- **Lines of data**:
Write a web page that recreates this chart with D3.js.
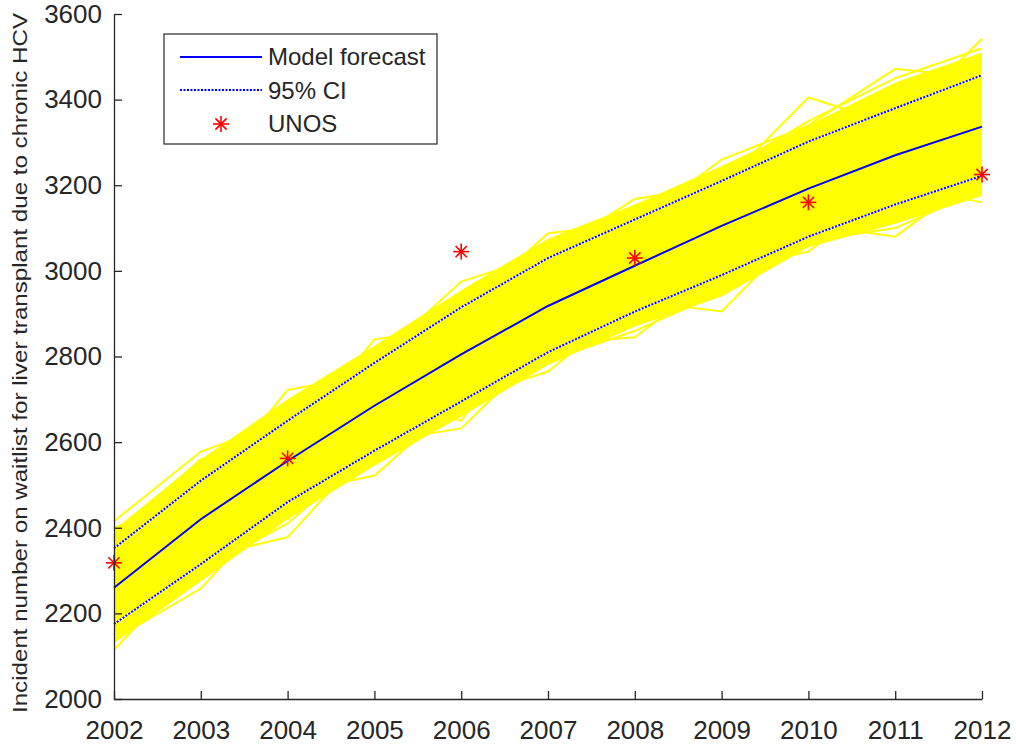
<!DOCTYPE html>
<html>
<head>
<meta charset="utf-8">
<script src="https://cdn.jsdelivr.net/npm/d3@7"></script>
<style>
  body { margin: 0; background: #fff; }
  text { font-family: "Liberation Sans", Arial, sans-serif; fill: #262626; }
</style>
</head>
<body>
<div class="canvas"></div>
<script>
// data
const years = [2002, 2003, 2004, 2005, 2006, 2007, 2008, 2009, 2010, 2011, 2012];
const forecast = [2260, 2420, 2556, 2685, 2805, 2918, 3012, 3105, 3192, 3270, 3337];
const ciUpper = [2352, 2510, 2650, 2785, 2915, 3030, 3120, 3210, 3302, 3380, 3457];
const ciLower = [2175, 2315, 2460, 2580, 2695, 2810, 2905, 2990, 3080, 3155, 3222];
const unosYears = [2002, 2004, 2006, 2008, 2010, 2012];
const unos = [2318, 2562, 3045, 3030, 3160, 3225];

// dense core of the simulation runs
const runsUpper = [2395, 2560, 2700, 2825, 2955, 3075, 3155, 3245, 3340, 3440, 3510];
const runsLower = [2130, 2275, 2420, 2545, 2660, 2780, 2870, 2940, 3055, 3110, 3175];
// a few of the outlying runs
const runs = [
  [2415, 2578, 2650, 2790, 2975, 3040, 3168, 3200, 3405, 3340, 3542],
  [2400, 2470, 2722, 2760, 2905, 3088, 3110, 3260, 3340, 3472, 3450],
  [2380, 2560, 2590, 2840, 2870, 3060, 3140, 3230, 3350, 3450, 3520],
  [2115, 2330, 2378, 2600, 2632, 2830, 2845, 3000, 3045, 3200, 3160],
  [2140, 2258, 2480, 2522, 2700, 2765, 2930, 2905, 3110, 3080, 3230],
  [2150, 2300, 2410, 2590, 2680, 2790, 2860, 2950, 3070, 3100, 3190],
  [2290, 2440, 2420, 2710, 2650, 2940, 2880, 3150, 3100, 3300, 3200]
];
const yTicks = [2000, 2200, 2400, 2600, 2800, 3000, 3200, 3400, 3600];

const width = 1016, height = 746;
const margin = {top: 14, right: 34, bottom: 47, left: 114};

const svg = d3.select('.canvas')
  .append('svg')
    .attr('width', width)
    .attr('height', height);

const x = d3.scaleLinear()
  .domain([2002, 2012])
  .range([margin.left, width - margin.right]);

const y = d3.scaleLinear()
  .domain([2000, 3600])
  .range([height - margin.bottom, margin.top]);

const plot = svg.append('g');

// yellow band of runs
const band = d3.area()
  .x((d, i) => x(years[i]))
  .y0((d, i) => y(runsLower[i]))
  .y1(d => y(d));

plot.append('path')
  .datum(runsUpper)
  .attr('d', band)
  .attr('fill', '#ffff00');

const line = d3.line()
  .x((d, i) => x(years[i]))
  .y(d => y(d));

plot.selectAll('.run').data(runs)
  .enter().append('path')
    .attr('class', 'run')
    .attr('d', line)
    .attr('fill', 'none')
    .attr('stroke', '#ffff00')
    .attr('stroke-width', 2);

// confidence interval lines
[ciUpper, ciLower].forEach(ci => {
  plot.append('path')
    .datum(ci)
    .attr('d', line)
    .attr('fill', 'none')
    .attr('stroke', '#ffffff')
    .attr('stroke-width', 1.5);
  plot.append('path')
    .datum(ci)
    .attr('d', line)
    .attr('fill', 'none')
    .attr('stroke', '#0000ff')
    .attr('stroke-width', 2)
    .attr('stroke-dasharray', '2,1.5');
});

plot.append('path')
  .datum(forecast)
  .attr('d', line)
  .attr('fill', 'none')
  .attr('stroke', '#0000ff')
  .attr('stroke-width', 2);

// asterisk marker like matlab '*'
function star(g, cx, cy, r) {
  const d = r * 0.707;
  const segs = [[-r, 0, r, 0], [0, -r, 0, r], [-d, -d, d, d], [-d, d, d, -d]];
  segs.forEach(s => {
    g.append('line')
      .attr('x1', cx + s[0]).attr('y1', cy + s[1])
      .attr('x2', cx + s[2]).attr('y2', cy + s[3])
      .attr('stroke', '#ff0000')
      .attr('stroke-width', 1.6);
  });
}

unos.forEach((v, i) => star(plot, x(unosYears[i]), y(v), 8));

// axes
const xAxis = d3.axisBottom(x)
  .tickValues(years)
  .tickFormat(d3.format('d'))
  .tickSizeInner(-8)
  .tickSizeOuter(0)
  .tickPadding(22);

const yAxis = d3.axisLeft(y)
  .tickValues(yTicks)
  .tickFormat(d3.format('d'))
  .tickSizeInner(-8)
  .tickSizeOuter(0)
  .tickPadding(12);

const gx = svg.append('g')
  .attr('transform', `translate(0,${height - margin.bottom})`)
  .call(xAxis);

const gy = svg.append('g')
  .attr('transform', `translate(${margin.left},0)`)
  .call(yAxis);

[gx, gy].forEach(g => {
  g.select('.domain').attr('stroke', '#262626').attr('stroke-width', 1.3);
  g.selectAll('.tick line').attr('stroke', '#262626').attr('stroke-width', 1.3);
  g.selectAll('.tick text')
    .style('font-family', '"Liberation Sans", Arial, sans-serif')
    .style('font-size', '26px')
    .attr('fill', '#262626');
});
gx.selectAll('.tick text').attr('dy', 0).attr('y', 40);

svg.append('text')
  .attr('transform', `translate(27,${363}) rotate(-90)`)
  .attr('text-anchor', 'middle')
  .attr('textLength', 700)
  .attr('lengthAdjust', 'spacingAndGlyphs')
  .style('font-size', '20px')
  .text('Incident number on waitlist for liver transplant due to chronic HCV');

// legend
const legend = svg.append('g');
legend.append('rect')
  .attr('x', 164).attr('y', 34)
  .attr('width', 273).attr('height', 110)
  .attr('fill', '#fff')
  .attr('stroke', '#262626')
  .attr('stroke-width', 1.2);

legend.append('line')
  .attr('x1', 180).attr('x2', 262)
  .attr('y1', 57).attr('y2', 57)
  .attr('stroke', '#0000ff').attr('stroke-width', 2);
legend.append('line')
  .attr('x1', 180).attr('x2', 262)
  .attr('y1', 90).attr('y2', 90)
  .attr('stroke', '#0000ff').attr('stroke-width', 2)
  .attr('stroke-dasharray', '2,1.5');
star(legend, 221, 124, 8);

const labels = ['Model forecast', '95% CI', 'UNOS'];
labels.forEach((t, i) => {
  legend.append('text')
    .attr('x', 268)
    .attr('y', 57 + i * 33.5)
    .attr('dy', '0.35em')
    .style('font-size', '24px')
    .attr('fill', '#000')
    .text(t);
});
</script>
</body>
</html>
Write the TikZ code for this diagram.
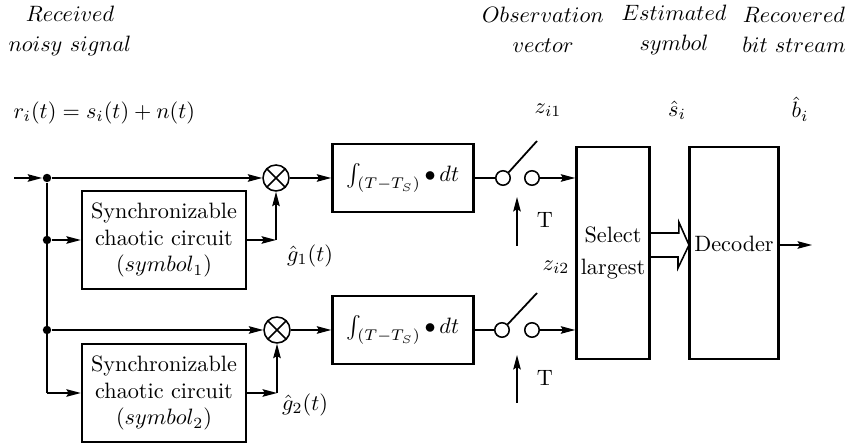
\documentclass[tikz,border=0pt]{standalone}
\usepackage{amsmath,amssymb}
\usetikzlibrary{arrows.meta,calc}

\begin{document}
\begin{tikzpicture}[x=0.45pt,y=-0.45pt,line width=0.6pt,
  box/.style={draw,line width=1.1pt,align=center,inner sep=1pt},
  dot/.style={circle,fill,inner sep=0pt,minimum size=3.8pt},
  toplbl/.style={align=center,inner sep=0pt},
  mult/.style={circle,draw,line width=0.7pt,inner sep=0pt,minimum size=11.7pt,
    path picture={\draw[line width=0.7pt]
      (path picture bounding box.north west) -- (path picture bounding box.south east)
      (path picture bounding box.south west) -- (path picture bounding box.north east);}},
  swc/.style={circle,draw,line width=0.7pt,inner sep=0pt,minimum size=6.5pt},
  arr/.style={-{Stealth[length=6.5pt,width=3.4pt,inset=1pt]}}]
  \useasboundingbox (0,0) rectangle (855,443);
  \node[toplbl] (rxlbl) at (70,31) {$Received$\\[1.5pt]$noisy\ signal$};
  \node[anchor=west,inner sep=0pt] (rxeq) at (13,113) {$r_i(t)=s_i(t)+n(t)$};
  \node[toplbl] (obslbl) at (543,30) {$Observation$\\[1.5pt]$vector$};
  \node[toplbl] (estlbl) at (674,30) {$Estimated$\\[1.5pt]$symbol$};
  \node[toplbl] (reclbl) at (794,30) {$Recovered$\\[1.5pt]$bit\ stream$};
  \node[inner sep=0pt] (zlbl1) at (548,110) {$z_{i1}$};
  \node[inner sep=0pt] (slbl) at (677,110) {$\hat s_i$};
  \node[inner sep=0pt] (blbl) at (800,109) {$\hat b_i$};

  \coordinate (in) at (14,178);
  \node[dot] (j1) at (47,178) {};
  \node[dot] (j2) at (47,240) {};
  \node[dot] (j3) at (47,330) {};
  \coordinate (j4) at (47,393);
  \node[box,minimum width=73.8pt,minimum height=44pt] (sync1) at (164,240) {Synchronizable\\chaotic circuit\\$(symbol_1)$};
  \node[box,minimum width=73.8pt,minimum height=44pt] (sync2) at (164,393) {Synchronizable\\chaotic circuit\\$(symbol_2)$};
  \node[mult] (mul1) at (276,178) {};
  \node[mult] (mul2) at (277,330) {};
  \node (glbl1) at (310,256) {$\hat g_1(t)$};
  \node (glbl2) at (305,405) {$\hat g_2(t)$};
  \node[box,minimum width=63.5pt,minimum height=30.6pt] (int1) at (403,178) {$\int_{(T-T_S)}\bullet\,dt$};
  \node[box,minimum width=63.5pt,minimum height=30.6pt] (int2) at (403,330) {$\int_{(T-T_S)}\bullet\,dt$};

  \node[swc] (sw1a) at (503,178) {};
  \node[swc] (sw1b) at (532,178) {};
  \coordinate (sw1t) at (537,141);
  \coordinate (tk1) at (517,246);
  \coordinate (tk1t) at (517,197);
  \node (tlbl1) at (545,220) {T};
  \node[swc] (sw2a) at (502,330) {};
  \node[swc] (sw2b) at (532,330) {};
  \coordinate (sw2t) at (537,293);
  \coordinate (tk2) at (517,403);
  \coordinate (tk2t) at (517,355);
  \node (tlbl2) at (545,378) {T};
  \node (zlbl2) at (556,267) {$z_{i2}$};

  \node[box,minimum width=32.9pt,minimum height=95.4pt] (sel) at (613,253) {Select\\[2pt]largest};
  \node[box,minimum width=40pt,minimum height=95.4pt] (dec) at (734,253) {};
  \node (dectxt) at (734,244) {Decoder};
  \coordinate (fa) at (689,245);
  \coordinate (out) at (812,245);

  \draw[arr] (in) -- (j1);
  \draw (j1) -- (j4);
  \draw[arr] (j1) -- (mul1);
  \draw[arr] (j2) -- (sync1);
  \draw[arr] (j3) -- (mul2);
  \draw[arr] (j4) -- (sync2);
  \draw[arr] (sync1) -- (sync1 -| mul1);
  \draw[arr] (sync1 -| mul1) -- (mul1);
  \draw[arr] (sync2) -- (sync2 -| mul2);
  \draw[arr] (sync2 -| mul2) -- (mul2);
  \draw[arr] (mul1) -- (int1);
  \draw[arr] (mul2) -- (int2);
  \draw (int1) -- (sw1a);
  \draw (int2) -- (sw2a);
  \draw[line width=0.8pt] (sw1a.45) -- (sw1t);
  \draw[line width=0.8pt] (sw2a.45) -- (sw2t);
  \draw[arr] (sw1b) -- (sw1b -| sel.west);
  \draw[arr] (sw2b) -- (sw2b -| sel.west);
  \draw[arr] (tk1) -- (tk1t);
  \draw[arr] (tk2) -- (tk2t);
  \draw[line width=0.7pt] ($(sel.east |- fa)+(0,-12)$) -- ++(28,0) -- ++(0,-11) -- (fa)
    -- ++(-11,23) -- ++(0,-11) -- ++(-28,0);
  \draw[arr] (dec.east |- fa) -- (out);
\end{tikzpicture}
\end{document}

- **WORK TO BE COMPLETED**:
Your task is to restate word for word the lines from the top of the data to the line containing "const unos = [2318, 2562, 3045, 3030, 3160, 3225];", both ends included, with every picture left out.

- **WRITTEN SOLUTION**:
Write a web page that recreates this chart with D3.js.
<!DOCTYPE html>
<html>
<head>
<meta charset="utf-8">
<script src="https://cdn.jsdelivr.net/npm/d3@7"></script>
<style>
  body { margin: 0; background: #fff; }
  text { font-family: "Liberation Sans", Arial, sans-serif; fill: #262626; }
</style>
</head>
<body>
<div class="canvas"></div>
<script>
// data
const years = [2002, 2003, 2004, 2005, 2006, 2007, 2008, 2009, 2010, 2011, 2012];
const forecast = [2260, 2420, 2556, 2685, 2805, 2918, 3012, 3105, 3192, 3270, 3337];
const ciUpper = [2352, 2510, 2650, 2785, 2915, 3030, 3120, 3210, 3302, 3380, 3457];
const ciLower = [2175, 2315, 2460, 2580, 2695, 2810, 2905, 2990, 3080, 3155, 3222];
const unosYears = [2002, 2004, 2006, 2008, 2010, 2012];
const unos = [2318, 2562, 3045, 3030, 3160, 3225];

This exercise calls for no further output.